Richard had been told by his surgeon that early intervention following surgery focused on immediate weight bearing and then progression to strengthening exercises. She’d been amazed at his progress and suspected in those early post-op days he’d made a heroic effort to work though his pain without complaint.

* * *

Richard and Joanna decided to reaffirm their vows in the second week of spring to allow Richard’s bones to heal and to give them plenty of time to make sure the day was as wonderful as it could possibly be. Joanna would be nearly six months pregnant by then. They decided on a small morning ceremony in one of their favourite places followed by a lunch for a group of close family and friends in the recently renovated and landscaped garden of their spacious new home. On a
Saturday in mid-September it dawned an ideal day for a wonderful wedding and by mid-morning the small group of guests had assembled.

Joanna held a bouquet of yellow, perfectly formed, sweet-smelling rosebuds, which complemented the delicately feminine, cream silk dress that was softly gathered below the bust to accommodate her now very obvious pregnancy. Richard looked elegant and sexy and gorgeous all at the same time in a tailored black suit, the palest lemon-yellow shirt and a silver-grey tie.

The second-time bride hesitated as she reached up to tame a feral lock escaped from her dark glossy cap, still a long way from reaching her pale, bare shoulders. His smile reached out to her like the first sunlit rays of a delicate spring dawn and her husband made her feel so special in an amazing way she’d always dreamed he would…again.

They stood at the makeshift altar in the secret courtyard garden of Lady Lawler Children’s Hospital amongst a crowd of beaming children. Some were on crutches; others were in wheel-chairs hooked up to IVs and portable oxygen cylinders; many were bald and had the round faces of chemotherapy—but every single child was brimming
over with happiness for the couple about to endorse their love and commitment.

Richard and Joanna recited their vows of love and caring to an audience hushed with anticipation, and then the clear, sweet voice of a boy soprano rang out in the crisp air of a perfect spring day. Danny Sims sang ‘The Rose’.
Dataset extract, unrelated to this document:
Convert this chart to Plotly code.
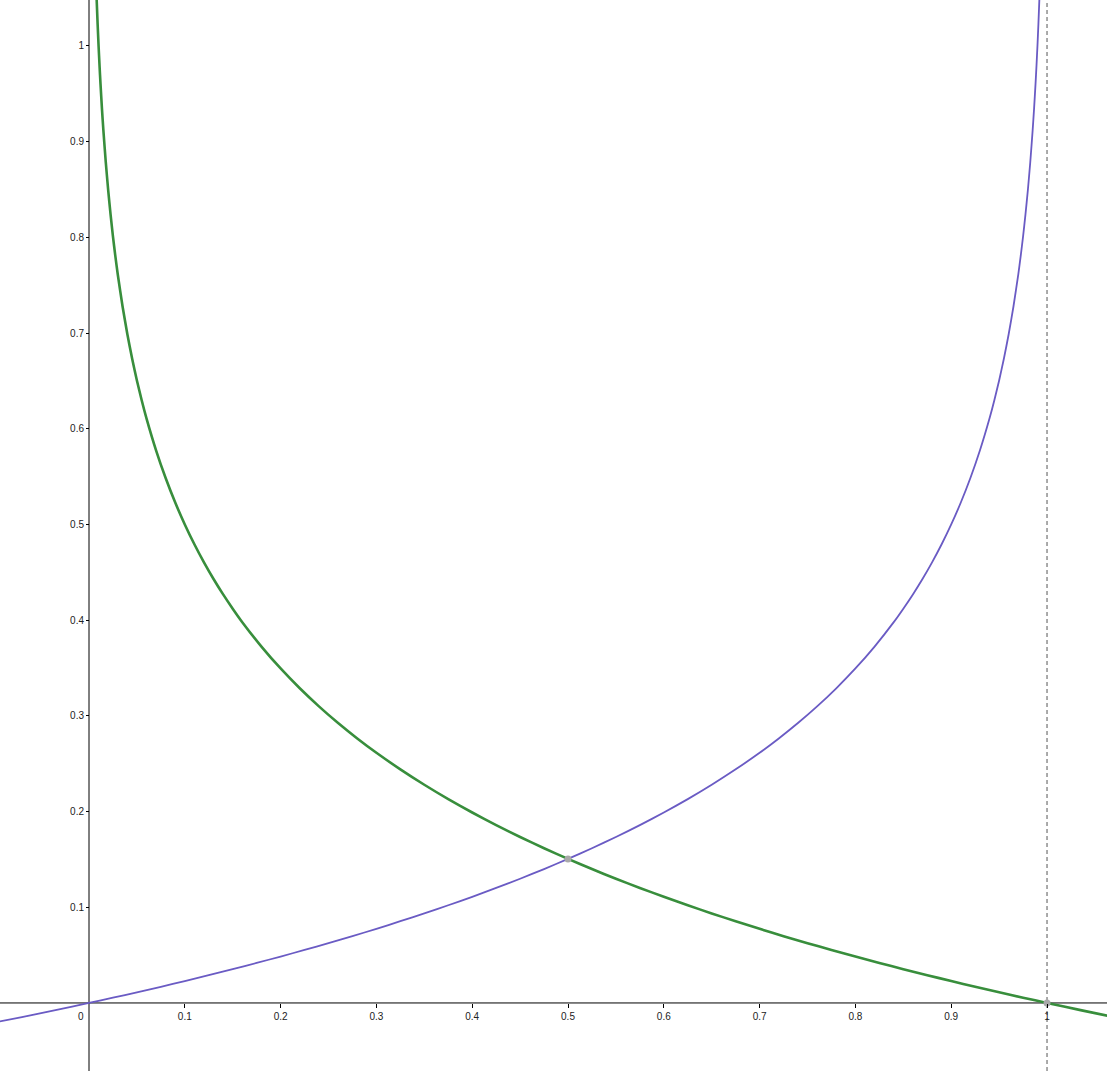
import plotly.graph_objects as go

# Green (decreasing) curve
green_x = [0.008, 0.009, 0.01, 0.011, 0.012, 0.0135, 0.015, 0.0175, 0.02, 0.0225, 0.025, 0.0275, 0.03,
           0.035, 0.04, 0.045, 0.05, 0.055, 0.06, 0.07, 0.08, 0.09, 0.1, 0.11, 0.12, 0.13, 0.14, 0.15,
           0.16, 0.18, 0.2, 0.22, 0.24, 0.26, 0.28, 0.3, 0.325, 0.35, 0.375, 0.4, 0.425, 0.45, 0.475,
           0.5, 0.525, 0.55, 0.575, 0.6, 0.625, 0.65, 0.675, 0.7, 0.725, 0.75, 0.775, 0.8, 0.825, 0.85,
           0.875, 0.9, 0.925, 0.95, 0.975, 1.0, 1.035, 1.07]
green_y = [1.0485, 1.0229, 1.0000, 0.9793, 0.9604, 0.9348, 0.9120, 0.8785, 0.8495, 0.8239, 0.8010, 0.7803, 0.7614,
           0.7280, 0.6990, 0.6734, 0.6505, 0.6298, 0.6109, 0.5775, 0.5485, 0.5229, 0.5000, 0.4793, 0.4604, 0.4430,
           0.4269, 0.4120, 0.3979, 0.3724, 0.3495, 0.3288, 0.3099, 0.2925, 0.2764, 0.2614, 0.2441, 0.2280, 0.2130,
           0.1990, 0.1858, 0.1734, 0.1617, 0.1505, 0.1399, 0.1298, 0.1202, 0.1109, 0.1021, 0.0935, 0.0854, 0.0775,
           0.0698, 0.0625, 0.0554, 0.0485, 0.0418, 0.0353, 0.0290, 0.0229, 0.0169, 0.0111, 0.0055, 0.0000,
           -0.0075, -0.0147]

# Purple (increasing) curve
purple_x = [-0.1, -0.07, -0.035, 0.0, 0.025, 0.05, 0.075, 0.1, 0.125, 0.15, 0.175, 0.2, 0.225, 0.25,
            0.275, 0.3, 0.325, 0.35, 0.375, 0.4, 0.425, 0.45, 0.475, 0.5, 0.525, 0.55, 0.575, 0.6, 0.625,
            0.65, 0.675, 0.7, 0.72, 0.74, 0.76, 0.78, 0.8, 0.82, 0.84, 0.85, 0.86, 0.87, 0.88, 0.89, 0.9,
            0.91, 0.92, 0.93, 0.94, 0.945, 0.95, 0.955, 0.96, 0.965, 0.97, 0.9725, 0.975, 0.9775, 0.98,
            0.9825, 0.985, 0.9865, 0.988, 0.989, 0.99, 0.991, 0.992]
purple_y = [-0.0207, -0.0147, -0.0075, 0.0000, 0.0055, 0.0111, 0.0169, 0.0229, 0.0290, 0.0353, 0.0418, 0.0485,
            0.0554, 0.0625, 0.0698, 0.0775, 0.0854, 0.0935, 0.1021, 0.1109, 0.1202, 0.1298, 0.1399, 0.1505,
            0.1617, 0.1734, 0.1858, 0.1990, 0.2130, 0.2280, 0.2441, 0.2614, 0.2764, 0.2925, 0.3099, 0.3288,
            0.3495, 0.3724, 0.3979, 0.4120, 0.4269, 0.4430, 0.4604, 0.4793, 0.5000, 0.5229, 0.5485, 0.5775,
            0.6109, 0.6298, 0.6505, 0.6734, 0.6990, 0.7280, 0.7614, 0.7803, 0.8010, 0.8239, 0.8495, 0.8785,
            0.9120, 0.9348, 0.9604, 0.9793, 1.0000, 1.0229, 1.0485]

# Marked points
point_x = [0.5, 1.0]
point_y = [0.1505, 0.0]

# Vertical asymptote
asymptote_x = 1.0

# Tick values / labels
x_ticks = [0.1, 0.2, 0.3, 0.4, 0.5, 0.6, 0.7, 0.8, 0.9, 1.0]
x_labels = ["0.1", "0.2", "0.3", "0.4", "0.5", "0.6", "0.7", "0.8", "0.9", "1"]
y_ticks = [0.1, 0.2, 0.3, 0.4, 0.5, 0.6, 0.7, 0.8, 0.9, 1.0]
y_labels = ["0.1", "0.2", "0.3", "0.4", "0.5", "0.6", "0.7", "0.8", "0.9", "1"]

W, H = 1107, 1071
x_range = [-0.0929, 1.0626]
y_range = [-0.0711, 1.048]

fig = go.Figure()

fig.add_trace(go.Scatter(x=purple_x, y=purple_y, mode="lines",
                         line=dict(color="#6a5bc4", width=1.8, shape="spline", smoothing=0.5),
                         hoverinfo="skip", showlegend=False))
fig.add_trace(go.Scatter(x=green_x, y=green_y, mode="lines",
                         line=dict(color="#388e3c", width=2.6, shape="spline", smoothing=0.5),
                         hoverinfo="skip", showlegend=False))
fig.add_trace(go.Scatter(x=point_x, y=point_y, mode="markers",
                         marker=dict(color="#a9a9a9", size=7),
                         hoverinfo="skip", showlegend=False))

fig.add_shape(type="line", x0=asymptote_x, x1=asymptote_x, y0=0, y1=1, yref="paper", xref="x",
              line=dict(color="#555555", width=1, dash="4px,3px"), layer="below")

# axis position in paper coordinates
x_axis_pos = (0 - y_range[0]) / (y_range[1] - y_range[0])
y_axis_pos = (0 - x_range[0]) / (x_range[1] - x_range[0])

fig.update_layout(
    width=W, height=H,
    margin=dict(l=0, r=0, t=0, b=0),
    plot_bgcolor="white", paper_bgcolor="white",
    font=dict(family="Liberation Sans, Arial, sans-serif", size=10, color="#222222"),
    xaxis=dict(range=x_range, showgrid=False, zeroline=False, showline=False,
               tickvals=x_ticks, ticktext=x_labels, ticks="outside", ticklen=4,
               tickcolor="black", anchor="free", position=x_axis_pos),
    yaxis=dict(range=y_range, showgrid=False, zeroline=False, showline=False,
               tickvals=y_ticks, ticktext=y_labels, ticks="outside", ticklen=3,
               tickcolor="black", anchor="free", position=y_axis_pos),
)

# axis lines through origin
fig.add_shape(type="line", x0=0, x1=1, xref="paper", y0=0, y1=0, yref="y",
              line=dict(color="black", width=1), layer="below")
fig.add_shape(type="line", x0=0, x1=0, xref="x", y0=0, y1=1, yref="paper",
              line=dict(color="black", width=1), layer="below")

fig.add_annotation(x=0, y=0, xref="x", yref="y", text="0", showarrow=False,
                   xanchor="right", yanchor="top", xshift=-3, yshift=-6,
                   font=dict(size=10, color="#222222"))

fig.write_html("out.html", config={"displayModeBar": False},
               post_script="document.body.style.margin='0';document.body.style.overflow='hidden';")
Then a tiny girl in a long white dress toddled forward and presented the bride with a small posy of sweet-smelling freesias to add to her bouquet.

‘From all us kids,’ she said grandly.

Joanna bent forward and kissed the child’s cheek.

‘Thank you, Taylor,’ Joanna whispered a moment before the little girl ran back to the protective arms of her smiling mother.

Richard squeezed his wife’s hand.

‘And I’d like to thank everyone here today for sharing our happiness. Though I’m afraid we can’t put it off any longer: what you’ve all been waiting for; what started this whole thing with Joanna and I.’

The guests chuckled and then began to clap as Jessie and Cassie brought out a chair, Karen following close behind carrying a small case and
what looked like a Spiderman cape slung across her arm.

Lynne and Barbara came next with sombre expressions on their faces.

With the theatrics of a circus ringmaster, Lynne led Richard to the chair. He sat down and Karen draped him in the cape while the noise of the clapping gradually increased to a crescendo.

Barbara raised her hands.

‘Quiet, everyone.’

She beckoned Joanna to come across and handed her a set of battery-operated shears.